The data quality playbook used for traditional analytics is breaking down. That old checklist of accuracy, completeness, and consistency is still necessary, but in the age of generative AI, it is no longer sufficient.
Here’s the uncomfortable truth: by the end of 2025, at least 30% of generative AI projects will be abandoned after proof of concept, driven by poor data quality, inadequate risk controls, escalating costs or unclear business value, according to Gartner. In other words, the problem isn’t just the model architecture, it is the data and how organizations govern it (Aug 2024, Sallam & Gartner).
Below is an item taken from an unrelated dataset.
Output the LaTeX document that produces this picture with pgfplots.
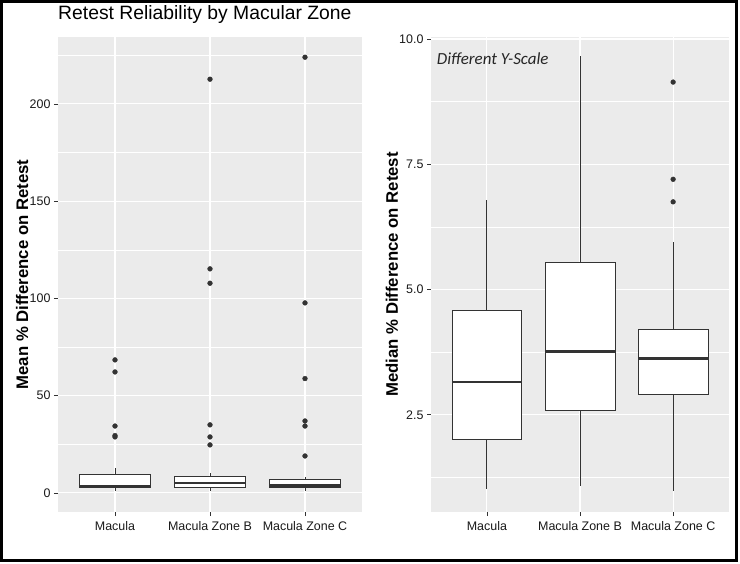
\documentclass[border=0pt]{standalone}
\usepackage{pgfplots}
\pgfplotsset{compat=1.18}
\usepgfplotslibrary{statistics}
\usepackage{fontspec}
\setmainfont{Liberation Sans}
\newfontfamily\carlito{Carlito}
\definecolor{panelbg}{HTML}{EBEBEB}
\definecolor{boxline}{HTML}{333333}

\pgfplotsset{
  gg/.style={
    scale only axis,
    anchor=south west,
    axis background/.style={fill=panelbg},
    axis line style={draw=none},
    xmin=0.4, xmax=3.6,
    xtick={1,2,3},
    xticklabels={Macula, Macula Zone B, Macula Zone C},
    tick pos=left,
    tick align=outside,
    major tick length=4bp,
    minor tick length=0pt,
    tick style={color=boxline, line width=0.6bp},
    xmajorgrids, ymajorgrids, yminorgrids,
    major grid style={white, line width=1.1bp},
    minor grid style={white, line width=0.55bp},
    /pgf/number format/assume math mode=true,
    ticklabel style={font=\fontsize{12.5}{14}\selectfont, color=black!90},
    xticklabel style={yshift=-2bp},
    ylabel style={font=\bfseries\fontsize{16.8}{19}\selectfont, anchor=center},
  },
  ggbox/.style={draw=boxline, fill=white, line width=0.8bp, solid,
    boxplot/draw direction=y,
    boxplot/box extend=0.75, boxplot/whisker extend=0,
    boxplot/every median/.style={line width=2.4bp}},
  ggout/.style={only marks, mark=*, color=boxline, mark size=2.4bp},
}

\begin{document}
\begin{tikzpicture}
\useasboundingbox (0,0) rectangle (740bp,564bp);
\draw[line width=3bp] (1.5bp,3.5bp) rectangle (736bp,562.5bp);

% Left panel: mean % difference
\begin{axis}[gg,
  at={(58bp,52bp)}, width=304bp, height=475bp,
  ymin=-9.8, ymax=234.4,
  ytick={0,50,100,150,200},
  minor ytick={25,75,125,175,225},
  ylabel={Mean \% Difference on Retest},
  ylabel style={at={(axis description cs:-0.118,0.5)}},
  title={Retest Reliability by Macular Zone},
  title style={at={(axis description cs:0,1)}, anchor=base west, yshift=12bp,
    inner sep=0pt, font=\fontsize{19.4}{22}\selectfont},
]
\addplot[ggbox, boxplot prepared={draw position=1, lower whisker=0.8,
  lower quartile=2.6, median=3.7, upper quartile=9.3, upper whisker=12.9}] coordinates {};
\addplot[ggbox, boxplot prepared={draw position=2, lower whisker=1.0,
  lower quartile=3.1, median=5.1, upper quartile=8.7, upper whisker=10.0}] coordinates {};
\addplot[ggbox, boxplot prepared={draw position=3, lower whisker=0.9,
  lower quartile=3.0, median=3.8, upper quartile=7.2, upper whisker=8.0}] coordinates {};
\addplot[ggout] coordinates {
  (1,68.4) (1,62.2) (1,34.4) (1,29.5) (1,28.8)
  (2,212.7) (2,115.2) (2,107.8) (2,35.0) (2,28.8) (2,24.7)
  (3,224.0) (3,97.7) (3,58.8) (3,37.0) (3,34.4) (3,19.0)
};
\end{axis}

% Right panel: median % difference
\begin{axis}[gg,
  at={(431bp,52bp)}, width=298bp, height=475bp,
  ymin=0.56, ymax=10.04,
  ytick={2.5,5,7.5,10},
  yticklabels={2.5,5.0,7.5,10.0},
  minor ytick={1.25,3.75,6.25,8.75},
  ylabel={Median \% Difference on Retest},
  ylabel style={at={(axis description cs:-0.131,0.5)}},
]
\addplot[ggbox, boxplot prepared={draw position=1, lower whisker=1.02,
  lower quartile=2.0, median=3.16, upper quartile=4.58, upper whisker=6.79}] coordinates {};
\addplot[ggbox, boxplot prepared={draw position=2, lower whisker=1.08,
  lower quartile=2.58, median=3.76, upper quartile=5.55, upper whisker=9.66}] coordinates {};
\addplot[ggbox, boxplot prepared={draw position=3, lower whisker=0.98,
  lower quartile=2.9, median=3.62, upper quartile=4.2, upper whisker=5.95}] coordinates {};
\addplot[ggout] coordinates {(3,9.14) (3,7.2) (3,6.75)};
\node[anchor=base west, inner sep=0pt, text=black!85,
  font=\carlito\itshape\fontsize{17}{20}\selectfont] at (rel axis cs:0.019,0.9425) {Different Y-Scale};
\end{axis}
\end{tikzpicture}
\end{document}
When Your AI Becomes a Confident Liar
GenAI doesn’t just fail quietly; it hallucinates confidently, producing fluent, authoritative but factually wrong answers. Tredence (May, 2025) highlights that poor-quality, biased or incomplete training data is one of the primary drivers of hallucinations and that better curated, better governed data significantly reduces both the frequency and impact of these errors.
The problem is simple: traditional data quality checks focus on format, completeness, and basic validation. GenAI needs something more, data that is contextually relevant, semantically consistent, and grounded in trustworthy sources. A perfectly formatted but irrelevant or biased record doesn’t make your model smarter; it makes it confidently wrong at scale.
Why Your Legacy Data Framework Is Obsolete
Legacy data quality frameworks were never designed for generative AI. They assume: if the schema matches and the field isn’t null, the data is “good enough.” GenAI breaks that assumption.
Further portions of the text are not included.